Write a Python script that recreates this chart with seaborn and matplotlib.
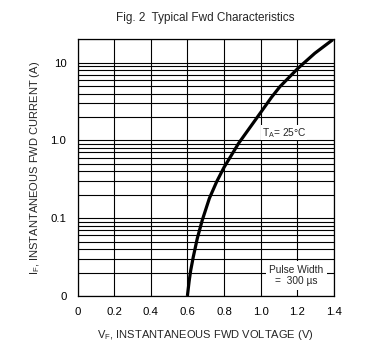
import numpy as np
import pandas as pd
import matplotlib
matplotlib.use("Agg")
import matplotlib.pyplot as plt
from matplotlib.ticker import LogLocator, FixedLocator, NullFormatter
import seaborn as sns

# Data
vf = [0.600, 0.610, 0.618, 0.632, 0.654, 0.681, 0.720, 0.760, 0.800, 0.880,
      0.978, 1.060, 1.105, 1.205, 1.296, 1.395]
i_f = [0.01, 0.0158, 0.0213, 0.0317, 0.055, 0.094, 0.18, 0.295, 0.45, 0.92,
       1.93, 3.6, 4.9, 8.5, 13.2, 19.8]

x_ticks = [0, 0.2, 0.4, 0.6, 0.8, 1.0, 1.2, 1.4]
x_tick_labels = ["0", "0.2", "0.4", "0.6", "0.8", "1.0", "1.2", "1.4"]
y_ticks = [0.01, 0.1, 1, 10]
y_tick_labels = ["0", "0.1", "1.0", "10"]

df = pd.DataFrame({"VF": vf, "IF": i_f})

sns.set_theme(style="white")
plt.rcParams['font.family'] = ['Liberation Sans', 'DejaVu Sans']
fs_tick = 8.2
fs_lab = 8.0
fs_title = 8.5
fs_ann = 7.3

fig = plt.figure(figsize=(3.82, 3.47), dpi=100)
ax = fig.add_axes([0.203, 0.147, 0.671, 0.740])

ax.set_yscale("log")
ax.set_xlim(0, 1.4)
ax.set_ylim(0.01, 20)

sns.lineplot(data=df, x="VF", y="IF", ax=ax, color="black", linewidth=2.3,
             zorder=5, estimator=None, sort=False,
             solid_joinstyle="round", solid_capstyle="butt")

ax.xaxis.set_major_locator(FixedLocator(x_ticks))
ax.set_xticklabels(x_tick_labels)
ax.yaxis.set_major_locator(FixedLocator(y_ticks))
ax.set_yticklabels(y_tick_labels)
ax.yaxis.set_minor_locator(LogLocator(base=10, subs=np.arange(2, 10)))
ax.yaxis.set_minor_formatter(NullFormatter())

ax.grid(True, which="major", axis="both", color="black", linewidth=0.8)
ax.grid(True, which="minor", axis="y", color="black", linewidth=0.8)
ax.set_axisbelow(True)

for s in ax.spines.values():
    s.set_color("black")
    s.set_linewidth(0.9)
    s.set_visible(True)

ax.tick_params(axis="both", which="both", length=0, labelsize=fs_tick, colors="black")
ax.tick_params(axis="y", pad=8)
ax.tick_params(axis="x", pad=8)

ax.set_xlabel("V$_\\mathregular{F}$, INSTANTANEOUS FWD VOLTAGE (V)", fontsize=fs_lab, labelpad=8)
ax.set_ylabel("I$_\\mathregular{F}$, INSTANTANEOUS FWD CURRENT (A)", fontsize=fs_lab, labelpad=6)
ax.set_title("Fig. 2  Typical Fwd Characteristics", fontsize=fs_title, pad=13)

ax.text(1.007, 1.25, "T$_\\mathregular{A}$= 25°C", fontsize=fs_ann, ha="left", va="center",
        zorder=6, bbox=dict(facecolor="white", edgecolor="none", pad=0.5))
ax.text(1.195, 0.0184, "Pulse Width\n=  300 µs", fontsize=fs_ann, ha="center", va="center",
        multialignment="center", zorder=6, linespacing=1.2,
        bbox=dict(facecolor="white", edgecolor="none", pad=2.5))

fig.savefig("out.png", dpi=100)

▶ Your goal: Display every line of the listing that contains the string "matplotlib".

▶ Task answer:
Write a Python script that recreates this chart with seaborn and matplotlib.
import matplotlib
matplotlib.use("Agg")
import matplotlib.pyplot as plt
from matplotlib.ticker import LogLocator, FixedLocator, NullFormatter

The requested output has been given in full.